In what is claimed to be an Australian first, the two metre high crest gates sink when the dam reaches capacity to prevent flooding upstream and provide for environmental flows.
But Esther Allan says in February the gates jammed, causing water to back up onto her property.
“This is an extremely expensive piece of infrastructure. Ratepayers paid for this and their expectation would be that it would be operable,” she said.
“If it wasn’t, we need to know why - not only because our family’s safety was put at risk, but because ratepayers expect to get a result from the infrastructure they pay for.”
The local government corporation that runs Lenthalls Dam says the gates do not work, but it was monitoring the rising water.
Wide Bay Water general manager David Wiskar says adjustments were needed during the dam’s commissioning and are continuing.
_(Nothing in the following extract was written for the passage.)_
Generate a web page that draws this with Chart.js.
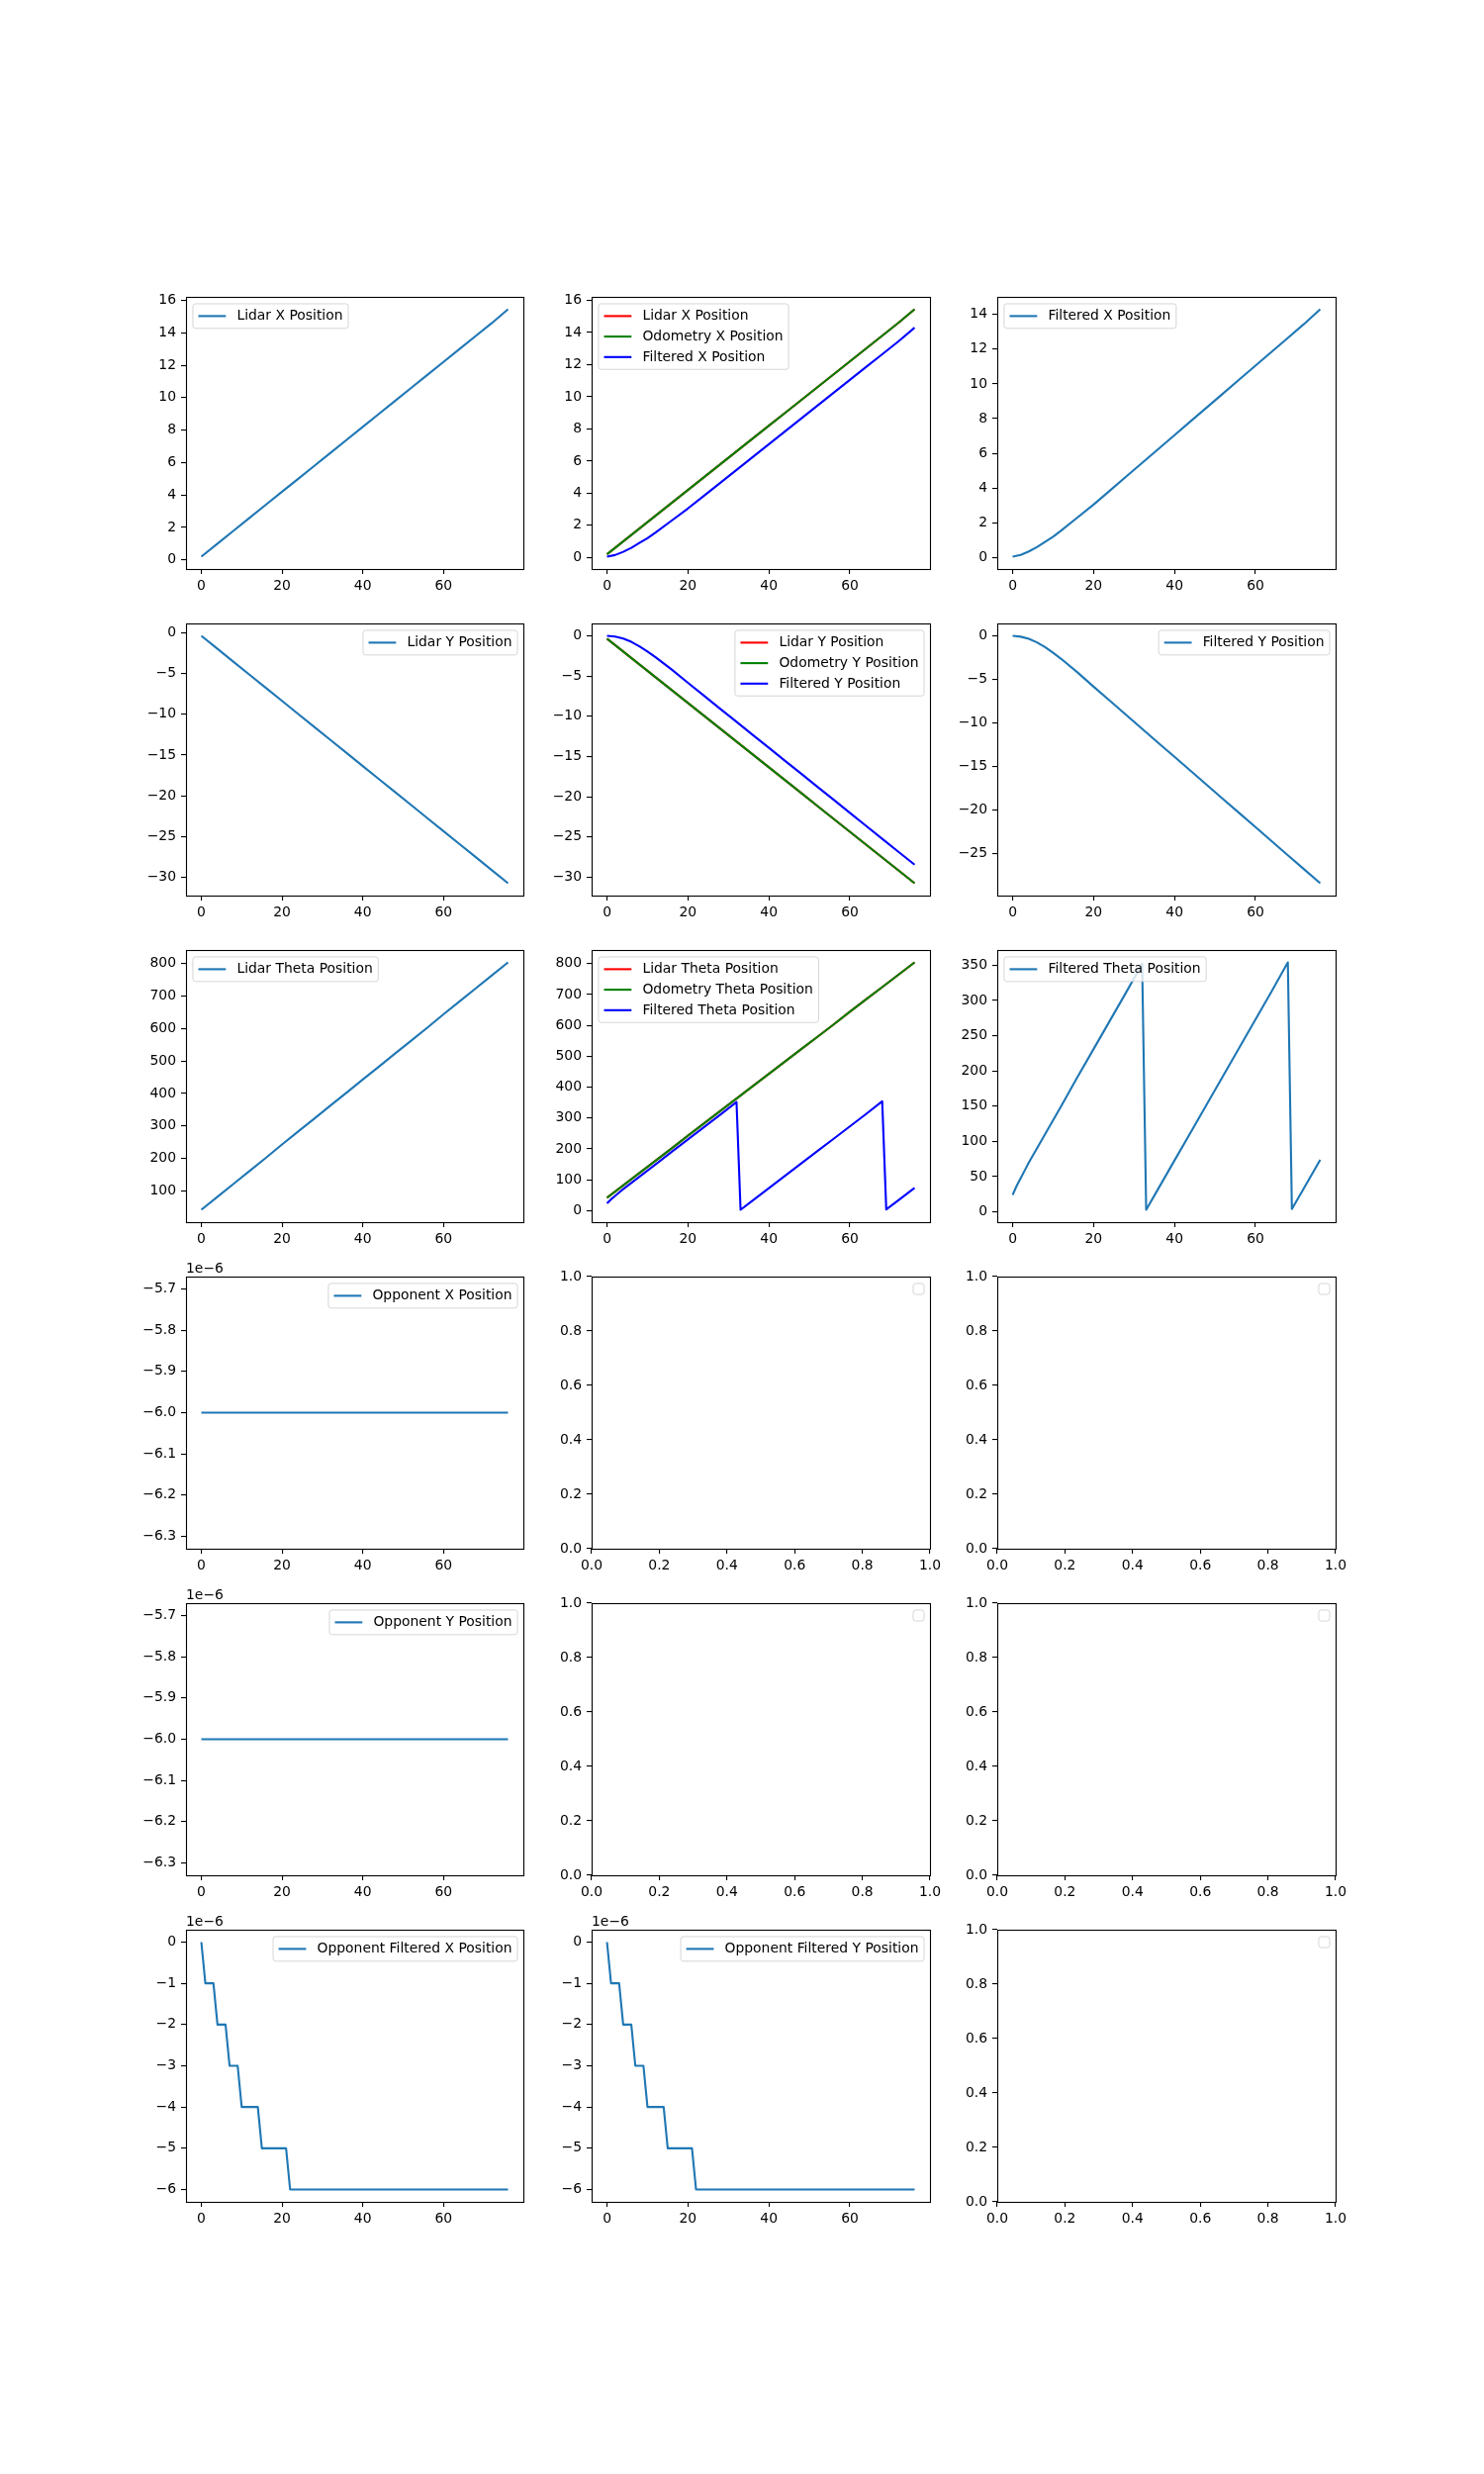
<!DOCTYPE html>
<html><head><meta charset="utf-8">
<script src="https://cdn.jsdelivr.net/npm/chart.js@4.4.1/dist/chart.umd.min.js"></script>
<style>
html,body{margin:0;padding:0;background:#fff;}
body{width:1500px;height:2500px;position:relative;overflow:hidden;}
canvas{position:absolute;}
</style></head><body>
<script>
// ---------------- DATA ----------------
const xLin = [0,4,8,12,16,20,24,28,32,36,40,44,48,52,56,60,64,68,72,76];
const lidarX = [0.2,1.0,1.8,2.6,3.4,4.2,5.0,5.8,6.6,7.4,8.2,9.0,9.8,10.6,11.4,12.2,13.0,13.8,14.6,15.45];
const odomX  = [0.2,1.0,1.8,2.6,3.4,4.2,5.0,5.8,6.6,7.4,8.2,9.0,9.8,10.6,11.4,12.2,13.0,13.8,14.6,15.45];
const lidarY = [-0.35,-1.95,-3.55,-5.15,-6.75,-8.35,-9.95,-11.55,-13.15,-14.75,-16.35,-17.95,-19.55,-21.15,-22.75,-24.35,-25.95,-27.55,-29.15,-30.75];
const odomY  = [-0.35,-1.95,-3.55,-5.15,-6.75,-8.35,-9.95,-11.55,-13.15,-14.75,-16.35,-17.95,-19.55,-21.15,-22.75,-24.35,-25.95,-27.55,-29.15,-30.75];
const lidarTheta = [42,82,122,162,202,243,283,323,363,403,443,483,523,563,603,644,684,724,764,804];
const odomTheta  = [42,82,122,162,202,243,283,323,363,403,443,483,523,563,603,644,684,724,764,804];

const xFilt = [0,2,4,6,8,10,12,16,20,24,28,32,36,40,44,48,52,56,60,64,68,72,76];
const filtX = [0.05,0.15,0.35,0.6,0.9,1.2,1.55,2.3,3.05,3.85,4.65,5.45,6.25,7.05,7.85,8.65,9.45,10.25,11.05,11.85,12.65,13.45,14.3];
const filtY = [0,-0.1,-0.35,-0.75,-1.3,-1.95,-2.65,-4.2,-5.85,-7.46,-9.08,-10.69,-12.31,-13.92,-15.54,-17.15,-18.77,-20.38,-22.0,-23.61,-25.23,-26.84,-28.45];

const xTheta = [0,1,2,3,4,6,8,12,16,20,24,28,32,33,36,40,44,48,52,56,60,64,68,69,72,76];
const filtTheta = [24,37,48,59,70,90,110,150,191,231,271,311,352,3,33,73,113,153,193,233,273,313,354,4,34,74];

const xOpp = [0,76];
const oppX = [-6e-6,-6e-6];
const oppY = [-6e-6,-6e-6];

const xOppF = [0,1,3,4,6,7,9,10,14,15,21,22,76];
const oppFiltX = [0,-1e-6,-1e-6,-2e-6,-2e-6,-3e-6,-3e-6,-4e-6,-4e-6,-5e-6,-5e-6,-6e-6,-6e-6];
const oppFiltY = [0,-1e-6,-1e-6,-2e-6,-2e-6,-3e-6,-3e-6,-4e-6,-4e-6,-5e-6,-5e-6,-6e-6,-6e-6];

// tick label values
const xTickVals = [0,20,40,60];
const ticksX16 = [0,2,4,6,8,10,12,14,16];
const ticksX14 = [0,2,4,6,8,10,12,14];
const ticksY30 = [-30,-25,-20,-15,-10,-5,0];
const ticksY25 = [-25,-20,-15,-10,-5,0];
const ticksTh100 = [100,200,300,400,500,600,700,800];
const ticksTh0 = [0,100,200,300,400,500,600,700,800];
const ticksTh350 = [0,50,100,150,200,250,300,350];
const ticksOpp = [-6.3e-6,-6.2e-6,-6.1e-6,-6.0e-6,-5.9e-6,-5.8e-6,-5.7e-6];
const ticksOppF = [-6e-6,-5e-6,-4e-6,-3e-6,-2e-6,-1e-6,0];
const ticksUnit = [0,0.2,0.4,0.6,0.8,1.0];
const offsetLabel = '1e\u22126';

// ---------------- LAYOUT / STYLE ----------------
const C0='#1f77b4', RED='#ff0000', GREEN='#008000', BLUE='#0000ff';
const colLeft=[188,598,1008], colW=[341,342,342];
const rowTop=[300,630,960,1290,1620,1950], AXH=275;
const PADL=80, PADT=30, PADR=30, PADB=30;
const FS=13.9, FONT='DejaVu Sans';

const panels = [
 {r:0,c:0,legend:'ul',yTicks:ticksX16,series:[{label:'Lidar X Position',x:xLin,y:lidarX,color:C0}]},
 {r:0,c:1,legend:'ul',yTicks:ticksX16,series:[{label:'Lidar X Position',x:xLin,y:lidarX,color:RED},{label:'Odometry X Position',x:xLin,y:odomX,color:GREEN},{label:'Filtered X Position',x:xFilt,y:filtX,color:BLUE}]},
 {r:0,c:2,legend:'ul',yTicks:ticksX14,series:[{label:'Filtered X Position',x:xFilt,y:filtX,color:C0}]},
 {r:1,c:0,legend:'ur',yTicks:ticksY30,series:[{label:'Lidar Y Position',x:xLin,y:lidarY,color:C0}]},
 {r:1,c:1,legend:'ur',yTicks:ticksY30,series:[{label:'Lidar Y Position',x:xLin,y:lidarY,color:RED},{label:'Odometry Y Position',x:xLin,y:odomY,color:GREEN},{label:'Filtered Y Position',x:xFilt,y:filtY,color:BLUE}]},
 {r:1,c:2,legend:'ur',yTicks:ticksY25,series:[{label:'Filtered Y Position',x:xFilt,y:filtY,color:C0}]},
 {r:2,c:0,legend:'ul',yTicks:ticksTh100,series:[{label:'Lidar Theta Position',x:xLin,y:lidarTheta,color:C0}]},
 {r:2,c:1,legend:'ul',yTicks:ticksTh0,series:[{label:'Lidar Theta Position',x:xLin,y:lidarTheta,color:RED},{label:'Odometry Theta Position',x:xLin,y:odomTheta,color:GREEN},{label:'Filtered Theta Position',x:xTheta,y:filtTheta,color:BLUE}]},
 {r:2,c:2,legend:'ul',yTicks:ticksTh350,series:[{label:'Filtered Theta Position',x:xTheta,y:filtTheta,color:C0}]},
 {r:3,c:0,legend:'ur',yTicks:ticksOpp,yDec:1,yScale:1e-6,offset:offsetLabel,series:[{label:'Opponent X Position',x:xOpp,y:oppX,color:C0}]},
 {r:3,c:1,legend:'ur',empty:true,series:[]},
 {r:3,c:2,legend:'ur',empty:true,series:[]},
 {r:4,c:0,legend:'ur',yTicks:ticksOpp,yDec:1,yScale:1e-6,offset:offsetLabel,series:[{label:'Opponent Y Position',x:xOpp,y:oppY,color:C0}]},
 {r:4,c:1,legend:'ur',empty:true,series:[]},
 {r:4,c:2,legend:'ur',empty:true,series:[]},
 {r:5,c:0,legend:'ur',yTicks:ticksOppF,yDec:0,yScale:1e-6,offset:offsetLabel,series:[{label:'Opponent Filtered X Position',x:xOppF,y:oppFiltX,color:C0}]},
 {r:5,c:1,legend:'ur',yTicks:ticksOppF,yDec:0,yScale:1e-6,offset:offsetLabel,series:[{label:'Opponent Filtered Y Position',x:xOppF,y:oppFiltY,color:C0}]},
 {r:5,c:2,legend:'ur',empty:true,series:[]}
];

function fmt(v,dec,scale){
  let s=(v/scale).toFixed(dec);
  if(parseFloat(s)===0) s=(0).toFixed(dec);
  return s.replace('-','\u2212');
}
function lims(arrs){
  let mn=Infinity,mx=-Infinity;
  arrs.forEach(a=>a.forEach(v=>{if(v<mn)mn=v;if(v>mx)mx=v;}));
  if(mx-mn===0){ mn-=0.05*Math.abs(mn); mx+=0.05*Math.abs(mx); }
  const m=0.05*(mx-mn);
  return [mn-m,mx+m];
}

const framePlugin={id:'frame',afterDatasetsDraw(chart){
  const ctx=chart.ctx,ca=chart.chartArea;
  ctx.save();ctx.strokeStyle='#000';ctx.lineWidth=1.1;
  ctx.strokeRect(ca.left+0.5,ca.top+0.5,ca.right-ca.left,ca.bottom-ca.top);
  ctx.restore();
}};
const legendPlugin={id:'mplLegend',afterDatasetsDraw(chart,args,opts){
  const ctx=chart.ctx,ca=chart.chartArea,ds=chart.data.datasets;
  ctx.save();
  ctx.font=FS+'px "'+FONT+'"';
  const pad=0.4*FS,hl=2*FS,htp=0.8*FS,rowH=0.99*FS,ls=0.5*FS,axpad=0.5*FS;
  let tw=0;ds.forEach(d=>{tw=Math.max(tw,ctx.measureText(d.label).width);});
  let bw,bh;
  if(ds.length===0){bw=2*pad;bh=2*pad;}
  else{bw=pad+hl+htp+tw+pad;bh=2*pad+ds.length*rowH+(ds.length-1)*ls;}
  const bx=opts.loc==='ur'?ca.right-axpad-bw+1:ca.left+axpad;
  const by=ca.top+axpad;
  const rr=0.2*FS;
  ctx.beginPath();
  ctx.moveTo(bx+rr,by);ctx.lineTo(bx+bw-rr,by);ctx.arcTo(bx+bw,by,bx+bw,by+rr,rr);
  ctx.lineTo(bx+bw,by+bh-rr);ctx.arcTo(bx+bw,by+bh,bx+bw-rr,by+bh,rr);
  ctx.lineTo(bx+rr,by+bh);ctx.arcTo(bx,by+bh,bx,by+bh-rr,rr);
  ctx.lineTo(bx,by+rr);ctx.arcTo(bx,by,bx+rr,by,rr);ctx.closePath();
  ctx.fillStyle='rgba(255,255,255,0.8)';ctx.fill();
  ctx.strokeStyle='rgba(204,204,204,0.8)';ctx.lineWidth=1;ctx.stroke();
  ds.forEach((d,i)=>{
    const cy=by+pad+i*(rowH+ls)+rowH/2;
    ctx.beginPath();ctx.strokeStyle=d.borderColor;ctx.lineWidth=2.1;
    ctx.moveTo(bx+pad,cy);ctx.lineTo(bx+pad+hl,cy);ctx.stroke();
    ctx.fillStyle='#000';ctx.textBaseline='middle';ctx.textAlign='left';
    ctx.fillText(d.label,bx+pad+hl+htp,cy+0.5);
  });
  ctx.restore();
}};
const offsetPlugin={id:'offsetText',afterDatasetsDraw(chart,args,opts){
  if(!opts.text) return;
  const ctx=chart.ctx,ca=chart.chartArea;
  ctx.save();ctx.font=FS+'px "'+FONT+'"';ctx.fillStyle='#000';
  ctx.textAlign='left';ctx.textBaseline='alphabetic';
  ctx.fillText(opts.text,ca.left,ca.top-4.5);
  ctx.restore();
}};

function axisOpts(min,max,ticks,dec,scale,isX){
  return {
    type:'linear',min:min,max:max,bounds:'data',
    afterBuildTicks:(a)=>{a.ticks=ticks.map(v=>({value:v}));},
    afterFit:(s)=>{ if(isX) s.height=PADB; else s.width=PADL; },
    ticks:{autoSkip:false,maxRotation:0,minRotation:0,padding:isX?4:5,color:'#000',
      font:{family:FONT,size:FS},callback:(v)=>fmt(v,dec,scale)},
    grid:{display:true,drawOnChartArea:false,drawTicks:true,tickLength:5,tickColor:'#000',tickWidth:1.1,lineWidth:1.1,color:'#000'},
    border:{display:false}
  };
}

panels.forEach(p=>{
  const L=colLeft[p.c],T=rowTop[p.r],W=colW[p.c];
  const cv=document.createElement('canvas');
  cv.width=W+PADL+PADR;cv.height=AXH+PADT+PADB;
  cv.style.left=(L-PADL)+'px';cv.style.top=(T-PADT)+'px';
  cv.style.width=cv.width+'px';cv.style.height=cv.height+'px';
  document.body.appendChild(cv);
  let xl,yl,xt,yt,xdec,ydec,ysc;
  if(p.empty){xl=[0,1];yl=[0,1];xt=ticksUnit;yt=ticksUnit;xdec=1;ydec=1;ysc=1;}
  else{
    xl=lims(p.series.map(s=>s.x));yl=lims(p.series.map(s=>s.y));
    xt=xTickVals;yt=p.yTicks;xdec=0;ydec=p.yDec||0;ysc=p.yScale||1;
  }
  const n=p.series.length;
  new Chart(cv,{
    type:'line',
    data:{datasets:p.series.map((s,i)=>({
      label:s.label,
      data:s.x.map((x,j)=>({x:x,y:s.y[j]})),
      borderColor:s.color,backgroundColor:s.color,borderWidth:2.1,
      pointRadius:0,pointHoverRadius:0,fill:false,tension:0,order:n-i,
      borderJoinStyle:'round',borderCapStyle:'butt'
    }))},
    options:{
      responsive:false,animation:false,devicePixelRatio:1,
      events:[],
      layout:{padding:{left:0,top:PADT,right:PADR,bottom:0}},
      plugins:{legend:{display:false},tooltip:{enabled:false},
        mplLegend:{loc:p.legend},offsetText:{text:p.offset||''}},
      scales:{
        x:axisOpts(xl[0],xl[1],xt,xdec,1,true),
        y:axisOpts(yl[0],yl[1],yt,ydec,ysc,false)
      }
    },
    plugins:[framePlugin,legendPlugin,offsetPlugin]
  });
});
</script>
</body></html>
“The gates were all needing some fine-tuning. At the moment we were able to complete that tuning on three of the gates,” he said.
“There’s two that remain to be done, but we’re waiting until the level in the dam falls to an adequate level to [do] those final two.”
The Lenthalls Dam Gates are still not fully operational today September 2008 and heading into the QLD summer flood season.
Climate Change will continue to place increased pressure on infrastructure in Australia the frequency of extreme storm and weather events will be a counterpoint to extreme drought.
If the infrastructure like Lenthalls Dam cannot be managed safely now - those who live in areas affected by damming have much to worry about.
Climate change will increase the risks posed by failed dam infrastructure.
The risks remain for all of those who live on dammed river systems - the Mary River and the Burrum.